December 26, 2007

Fishing Birds Feast on Byrne Creek Trout

When Yumi and I arrived at the sediment pond in the artificial spawning habitat on Byrne Creek in southeast Burnaby today on our weekly salmon spawner patrol, a heron struggled into the air, two rotund cormorants plunged off of the concrete lip at the lower end and into the pond, and a kingfisher chattered at us angrily.

We saw a couple of dead cutthroat on the bottom of the pond in the 25-30cm range and for a heart-stopping moment we thought there may have been another fish kill, but we finally saw a couple of live trout as well.

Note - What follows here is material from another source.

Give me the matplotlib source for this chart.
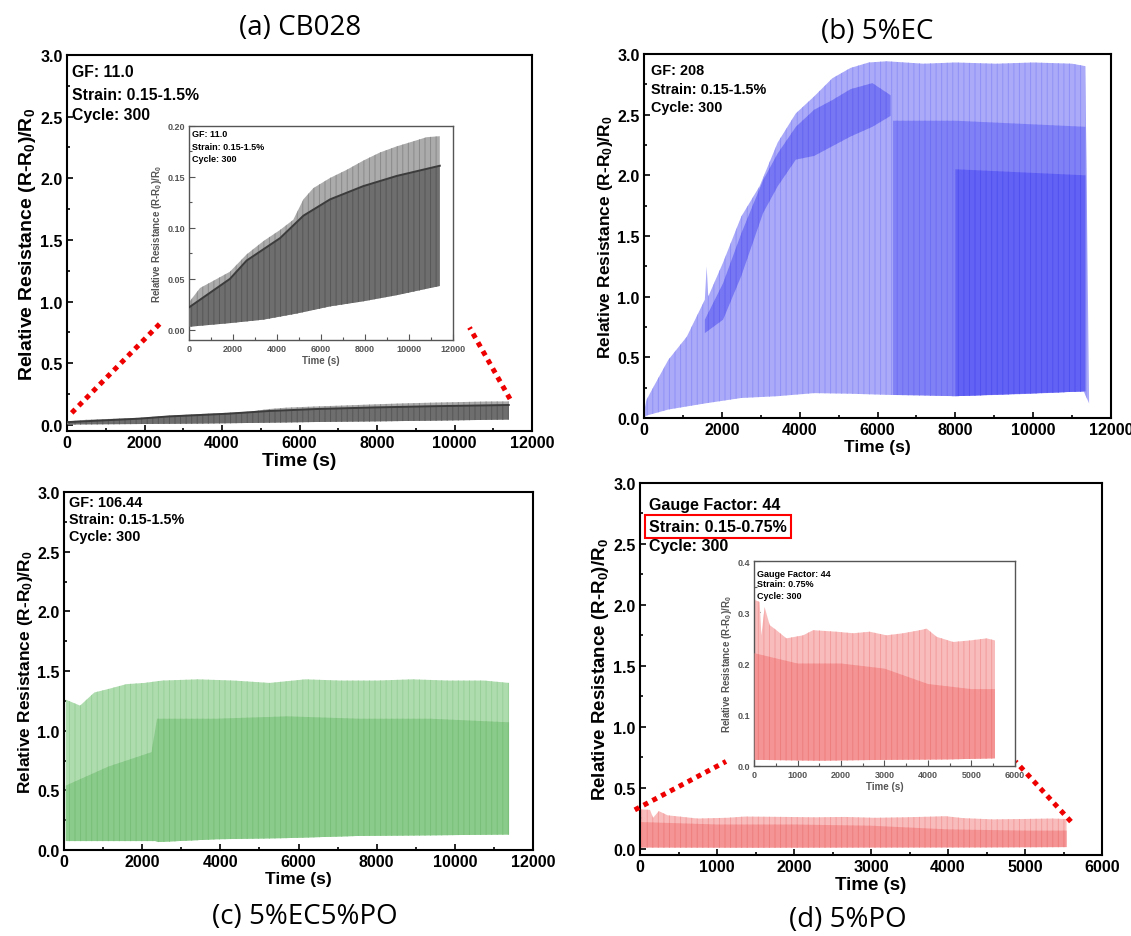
import matplotlib
matplotlib.use('Agg')
import matplotlib.pyplot as plt
from matplotlib.ticker import MultipleLocator, FormatStrFormatter

plt.rcParams['font.family'] = ['Liberation Sans', 'DejaVu Sans']
plt.rcParams['font.weight'] = 'bold'
plt.rcParams['mathtext.default'] = 'regular'
plt.rcParams['hatch.linewidth'] = 0.7

W, H = 1131, 937

# (a) CB028 -- same run in main panel and inset
cb_t = [0, 500, 1100, 1860, 2620, 3380, 4140, 4740, 5200, 5650, 6410, 7170, 7920, 8680, 9440, 10200, 10800, 11400]
cb_peak = [0.027, 0.041, 0.048, 0.057, 0.074, 0.087, 0.098, 0.108, 0.128, 0.139, 0.149, 0.157, 0.166, 0.174, 0.180, 0.185, 0.189, 0.190]
cb_dark_t = [0, 1860, 2620, 4140, 5200, 6410, 7920, 9440, 11400]
cb_dark = [0.022, 0.050, 0.068, 0.090, 0.112, 0.128, 0.141, 0.151, 0.161]
cb_lo_t = [0, 1860, 3380, 4900, 6410, 7920, 9440, 10950, 11400]
cb_lo = [0.003, 0.0066, 0.010, 0.016, 0.023, 0.028, 0.034, 0.041, 0.043]

# (b) 5%EC
ec_t = [0, 65, 250, 627, 1100, 1563, 1610, 1650, 2030, 2499, 2970, 3435, 3900, 4371, 4840, 5307, 5775, 6240, 7180, 8000, 9050, 10000, 11000, 11340]
ec_peak = [0.05, 0.15, 0.26, 0.48, 0.67, 0.975, 1.25, 1.0, 1.28, 1.66, 1.91, 2.27, 2.51, 2.65, 2.80, 2.885, 2.93, 2.94, 2.92, 2.93, 2.92, 2.93, 2.92, 2.90]
ec_lo_t = [0, 65, 627, 1563, 2499, 3435, 4371, 5307, 6337, 7179, 7975, 9051, 9987, 11298, 11438]
ec_lo = [0.0, 0.02, 0.07, 0.12, 0.165, 0.18, 0.205, 0.20, 0.19, 0.19, 0.18, 0.19, 0.20, 0.22, 0.12]
ec_strip_t = [1563, 2031, 2499, 3061, 3435, 3903, 4371, 4839, 5307, 5869, 6337]
ec_strip_hi = [0.81, 1.11, 1.52, 1.96, 2.18, 2.40, 2.54, 2.62, 2.71, 2.76, 2.66]
ec_strip_lo = [0.70, 0.81, 1.17, 1.69, 1.91, 2.13, 2.16, 2.24, 2.32, 2.40, 2.49]
ec_late_t = [6400, 8000, 11340]
ec_late_hi = [2.45, 2.45, 2.40]
ec_late_lo = [0.19, 0.18, 0.22]
ec_dense_t = [8000, 11340]
ec_dense_hi = [2.05, 2.00]
ec_dense_lo = [0.18, 0.22]

# (c) 5%EC5%PO
ecpo_t = [46, 412, 777, 1143, 1600, 2058, 2515, 3430, 4344, 5259, 6174, 7088, 8003, 8917, 9832, 10747, 11387]
ecpo_peak = [1.26, 1.21, 1.32, 1.35, 1.39, 1.40, 1.42, 1.43, 1.42, 1.40, 1.43, 1.42, 1.42, 1.43, 1.42, 1.42, 1.40]
ecpo_lo_t = [46, 2332, 2424, 3887, 5716, 7545, 9375, 11387]
ecpo_lo = [0.075, 0.075, 0.067, 0.09, 0.10, 0.118, 0.123, 0.13]
ecpo_dark_t = [46, 1143, 2240, 2380, 3887, 5716, 7545, 9375, 11387]
ecpo_dark = [0.54, 0.70, 0.82, 1.10, 1.10, 1.12, 1.10, 1.10, 1.07]

# (d) 5%PO -- same run in main panel and inset
po_t = [15, 130, 170, 245, 360, 515, 745, 1130, 1360, 1895, 2280, 2660, 3045, 3430, 3815, 3970, 4200, 4580, 4965, 5350, 5540]
po_peak = [0.324, 0.320, 0.255, 0.31, 0.275, 0.265, 0.249, 0.255, 0.265, 0.262, 0.259, 0.262, 0.255, 0.259, 0.265, 0.268, 0.252, 0.242, 0.245, 0.249, 0.245]
po_lo_t = [15, 1500, 3000, 4500, 5540]
po_lo = [0.012, 0.0105, 0.012, 0.013, 0.015]
po_dark_t = [15, 1000, 2000, 3000, 4000, 5000, 5540]
po_dark = [0.22, 0.20, 0.20, 0.19, 0.16, 0.15, 0.15]

ylabel = 'Relative Resistance (R-R$_0$)/R$_0$'

fig = plt.figure(figsize=(W / 100, H / 100), dpi=100)


def axes_px(left, top, right, bottom):
    return fig.add_axes([left / W, 1 - bottom / H, (right - left) / W, (bottom - top) / H])


def band(ax, t_hi, hi, t_lo, lo, face, stripe, z=2, hatch='|||'):
    # closed outline: peaks left->right, troughs back right->left
    xs = list(t_hi) + list(t_lo)[::-1]
    ys = list(hi) + list(lo)[::-1]
    ax.fill(xs, ys, facecolor=face, edgecolor=stripe, hatch=hatch, linewidth=0, zorder=z)


def style(ax, xmax, xmaj, ymin, ymax, ymaj, fs, lw=1.5, color='black', lab=12.5):
    ax.set_xlim(0, xmax)
    ax.set_ylim(ymin, ymax)
    ax.xaxis.set_major_locator(MultipleLocator(xmaj))
    ax.xaxis.set_minor_locator(MultipleLocator(xmaj / 2))
    ax.yaxis.set_major_locator(MultipleLocator(ymaj))
    ax.yaxis.set_minor_locator(MultipleLocator(ymaj / 2))
    ax.tick_params(which='both', direction='in', top=False, right=False,
                   labelsize=fs, width=lw * 0.8, colors=color, labelcolor=color)
    ax.tick_params(which='major', length=4, pad=3)
    ax.tick_params(which='minor', length=2.5)
    for s in ax.spines.values():
        s.set_linewidth(lw)
        s.set_color(color)
    ax.set_xlabel('Time (s)', fontsize=lab, fontweight='bold', labelpad=1, color=color)
    ax.set_ylabel(ylabel, fontsize=lab, fontweight='bold', labelpad=2, color=color)
    for lbl in ax.get_xticklabels() + ax.get_yticklabels():
        lbl.set_fontweight('bold')


def notes(ax, lines, x, ys, fs, box=None):
    for i, (s, y) in enumerate(zip(lines, ys)):
        kw = {}
        if box == i:
            kw['bbox'] = dict(boxstyle='square,pad=0.25', fc='none', ec='red', lw=1.5)
        ax.text(x, y, s, transform=ax.transAxes, fontsize=fs, fontweight='bold',
                va='center', ha='left', zorder=6, **kw)


def draw_cb(ax):
    band(ax, cb_t, cb_peak, cb_lo_t, cb_lo, '#ababab', '#8a8a8a')
    band(ax, cb_dark_t, cb_dark, cb_lo_t, cb_lo, '#6e6e6e', '#575757', z=3)
    ax.plot(cb_dark_t, cb_dark, color='#3c3c3c', lw=1.4, zorder=4)


def draw_po(ax):
    band(ax, po_t, po_peak, po_lo_t, po_lo, '#f9bcbc', '#f29c9c')
    band(ax, po_dark_t, po_dark, po_lo_t, po_lo, '#f49494', '#ee7e7e', z=3)


# ---- (a) CB028
ax_a = axes_px(67, 56, 532, 432)
draw_cb(ax_a)
style(ax_a, 12000, 2000, -0.05, 3.0, 0.5, 11.5, lab=14)
notes(ax_a, ['GF: 11.0', 'Strain: 0.15-1.5%', 'Cycle: 300'], 0.011, [0.957, 0.896, 0.843], 11.3)

ins_a = axes_px(189, 127, 453, 341)
draw_cb(ins_a)
style(ins_a, 12000, 2000, -0.01, 0.20, 0.05, 6.5, lw=1.0, color='#555555', lab=7)
ins_a.yaxis.set_major_formatter(FormatStrFormatter('%.2f'))
notes(ins_a, ['GF: 11.0', 'Strain: 0.15-1.5%', 'Cycle: 300'], 0.011, [0.963, 0.902, 0.846], 6.5)

for (p0, p1) in [((121, 0.097), (2477, 0.846)), ((11432, 0.21), (10387, 0.79))]:
    ax_a.plot([p0[0], p1[0]], [p0[1], p1[1]], color='#ee0000', lw=3.6,
              linestyle=(0, (1, 1)), solid_capstyle='butt', clip_on=False, zorder=7)

# ---- (b) 5%EC
ax_b = axes_px(644, 55, 1111, 419)
band(ax_b, ec_t, ec_peak, ec_lo_t, ec_lo, '#aaaaf9', '#9090f6')
band(ax_b, ec_strip_t, ec_strip_hi, ec_strip_t, ec_strip_lo, '#7777f3', '#6464f1', z=3)
band(ax_b, ec_late_t, ec_late_hi, ec_late_t, ec_late_lo, '#8181f6', '#6e6ef4', z=3)
band(ax_b, ec_dense_t, ec_dense_hi, ec_dense_t, ec_dense_lo, '#6262f4', '#5050f0', z=4)
style(ax_b, 12000, 2000, 0, 3.0, 0.5, 11.5)
notes(ax_b, ['GF: 208', 'Strain: 0.15-1.5%', 'Cycle: 300'], 0.015, [0.956, 0.904, 0.854], 10.4)

# ---- (c) 5%EC5%PO
ax_c = axes_px(64, 493, 533, 851)
band(ax_c, ecpo_t, ecpo_peak, ecpo_lo_t, ecpo_lo, '#afdcaf', '#97cf97')
band(ax_c, ecpo_dark_t, ecpo_dark, ecpo_lo_t, ecpo_lo, '#8aca8a', '#78bf78', z=3)
style(ax_c, 12000, 2000, 0, 3.0, 0.5, 11.5)
notes(ax_c, ['GF: 106.44', 'Strain: 0.15-1.5%', 'Cycle: 300'], 0.01, [0.972, 0.925, 0.877], 10.4)

# ---- (d) 5%PO
ax_d = axes_px(640, 484, 1102, 856)
draw_po(ax_d)
style(ax_d, 6000, 1000, -0.05, 3.0, 0.5, 11.5, lab=13.5)
notes(ax_d, ['Gauge Factor: 44', 'Strain: 0.15-0.75%', 'Cycle: 300'], 0.02, [0.941, 0.884, 0.831], 11.5, box=1)

ins_d = axes_px(754, 562, 1015, 767)
draw_po(ins_d)
style(ins_d, 6000, 1000, 0, 0.4, 0.1, 6.5, lw=1.0, color='#555555', lab=7)
notes(ins_d, ['Gauge Factor: 44', 'Strain: 0.75%', 'Cycle: 300'], 0.01, [0.941, 0.888, 0.834], 6.5)

for (p0, p1) in [((-68, 0.32), (1117, 0.717)), ((5597, 0.224), (4877, 0.717))]:
    ax_d.plot([p0[0], p1[0]], [p0[1], p1[1]], color='#ee0000', lw=3.6,
              linestyle=(0, (1, 1)), solid_capstyle='butt', clip_on=False, zorder=7)

# panel captions
for s, x, y in [('(a) CB028', 300, 28), ('(b) 5%EC', 877, 32),
                ('(c) 5%EC5%PO', 305, 917), ('(d) 5%PO', 848, 920)]:
    fig.text(x / W, 1 - y / H, s, fontsize=20, fontweight='normal',
             family=['Open Sans', 'DejaVu Sans'], ha='center', va='center')

fig.savefig('out.png', dpi=100, facecolor='white')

The two cormorants refused to fly -- they simply dove under and swam from end to end depending on where we moved to, and we finally surmised that perhaps they had gorged themselves on trout to the point that they were having trouble getting airborne. The big schools of trout were all gone, perhaps they skedaddled downstream when they came under protracted attacks from all the fishing birds. Maybe the birds had killed the large trout and then had been unable to swallow them? Or they were finally full?

(Note: By "refusing to fly" I don't mean that we were trying to drive the cormorants off -- we were being as non-threatening as possible and just observing -- I've just never gotten that close to cormorants before!)

cormorants_2_byrne_creek_20071226.jpg

cormorant_byrne_creek_20071226.jpg

Note: the apparently different colouring on the bottom bird is just a matter of lighting and exposure.